Entretanto, uma pesquisa no Sistema de Nomes de Domínio (DNS) revelou que vários sites estavam hospedados fora do Sudão, em contraste com a suposta política de localização. O próprio site do Banco Central não funcionava em 5 de agosto de 2023 e usava um subdomínio registrado em um ccTLD da Jordânia e hospedado na França. Além do mais, os sites da Autoridade de Regulação Postal e Telecomunicações (TPRA) e do Ministério da Justiça foram hospedados nos Países Baixos e na Alemanha, respectivamente. Acrescenta-se ainda, o site da presidência, hospedado nos Estados Unidos.

Proteção de dados

O Sudão não tem uma lei voltada para a proteção de dados; porém, o artigo (20-1) do regulamento  para a organização dos sistemas de pagamento de 2013 observou que os provedores de serviços de pagamento deveriam reter e proteger os dados dos usuários. A incapacidade do EBS de prestar serviços de compensação bancária eletrônica abriu caminho para o surgimento de um mercado não regulamentado, permitindo transaçõs entre clientes bancários sem a supervisão das autoridades administrativas.

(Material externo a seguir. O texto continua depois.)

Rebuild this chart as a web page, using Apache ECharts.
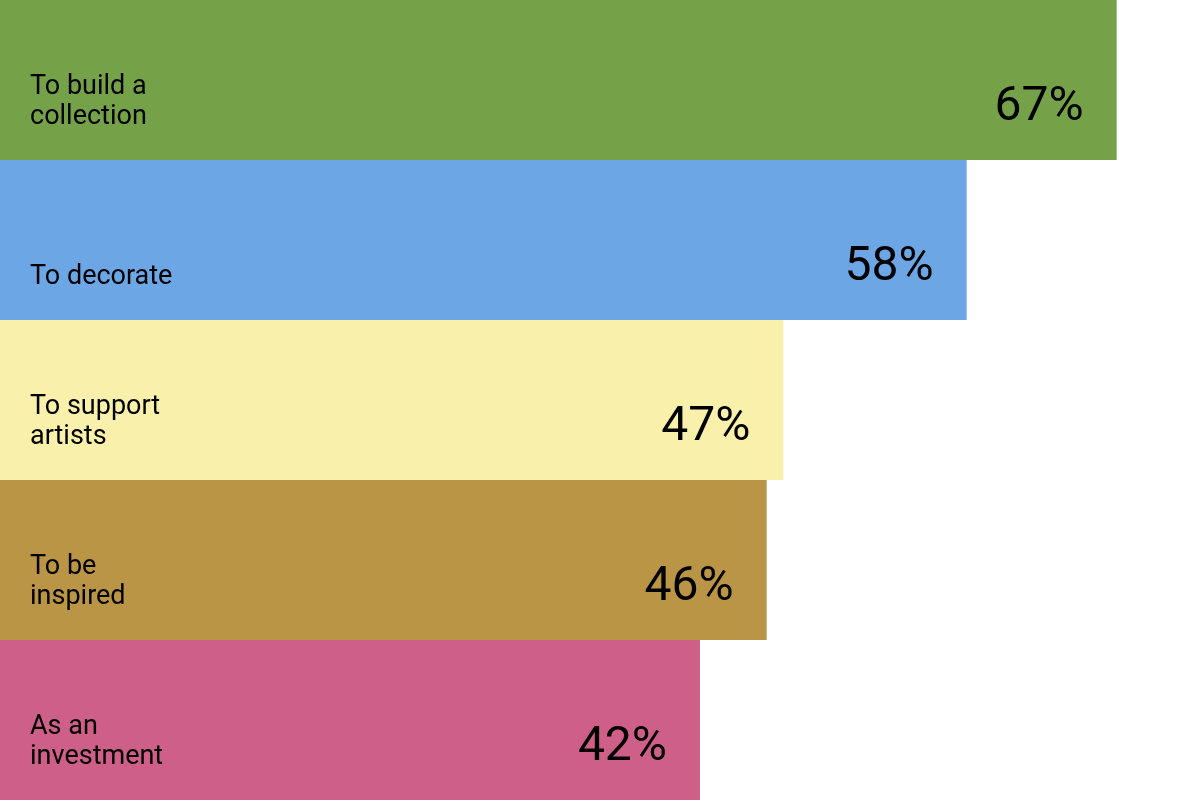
<!DOCTYPE html>
<html lang="en">
<head>
    <meta charset="UTF-8">
    <title>Reasons for buying art</title>
    <script src="https://cdn.jsdelivr.net/npm/echarts@6/dist/echarts.min.js"></script>
    <style>
        html, body { margin: 0; padding: 0; background: #fff; }
        #chart { width: 1200px; height: 800px; }
    </style>
</head>
<body>
    <div id="chart"></div>

    <script>
        // data
        const categories = ['To build a\ncollection', 'To decorate', 'To support\nartists', 'To be\ninspired', 'As an\ninvestment'];
        const shares = [67, 58, 47, 46, 42];
        const colors = ['#75a249', '#6ca6e5', '#f9f1ab', '#b99545', '#ce5f89'];

        const chart = echarts.init(document.getElementById('chart'));
        chart.setOption({
            animation: false,
            grid: { left: 0, right: 0, top: 0, bottom: 0 },
            xAxis: { type: 'value', min: 0, max: 72, show: false },
            yAxis: { type: 'category', data: categories, inverse: true, show: false },
            series: [
                {
                    // coloured bars + category name
                    type: 'bar',
                    barWidth: '100%',
                    data: shares.map((v, i) => ({ value: v, itemStyle: { color: colors[i] } })),
                    label: {
                        show: true,
                        position: [30, 132],
                        align: 'left',
                        verticalAlign: 'bottom',
                        formatter: p => p.name,
                        fontFamily: 'Roboto',
                        fontSize: 27,
                        lineHeight: 30,
                        color: '#000'
                    }
                },
                {
                    // overlay just for the value text
                    type: 'bar',
                    barWidth: '100%',
                    barGap: '-100%',
                    data: shares,
                    itemStyle: { color: 'rgba(0,0,0,0)' },
                    label: {
                        show: true,
                        position: 'insideRight',
                        distance: 33,
                        offset: [0, 28],
                        formatter: '{c}%',
                        fontFamily: 'Roboto',
                        fontSize: 48,
                        color: '#000'
                    }
                }
            ]
        });
    </script>
</body>
</html>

Os usuários de serviços bancários eletrônicos no Sudão sofriam interrupções periódicas. Especialistas em TI criaram uma plataforma on-line para fornecer atualizações em tempo real, explicando o status dos aplicativos de acesso a esses serviços. Os mesmos especialistas em TI criaram outra plataforma on-line para se beneficiar da falha do EBS, que ajuda os clientes de serviços bancários a realizar transações de um banco para outro e depois recebe uma comissão por esse serviço. Para utilizar esta plataforma, o usuário deve se cadastrar utilizando o número de telefone, nome completo e foto da página de dados pessoais com sua identificação. A plataforma precisaria esclarecer como esses dados são armazenados e se podem ou não ser compartilhados com outras partes.

A guerra não é novidade no Sudão, mas a chegada da guerra à capital, Cartum, é incomum. Dado que é lá onde estão as principais fontes de serviços, incluindo a internet e a tecnologia, esta guerra está claramente afetando os esforços de transformação digital e  inclusão. Encontrar soluções para manter a infraestrutura e os trabalhadores das teconoligias de informação e comunicação é, portanto, uma prioridade.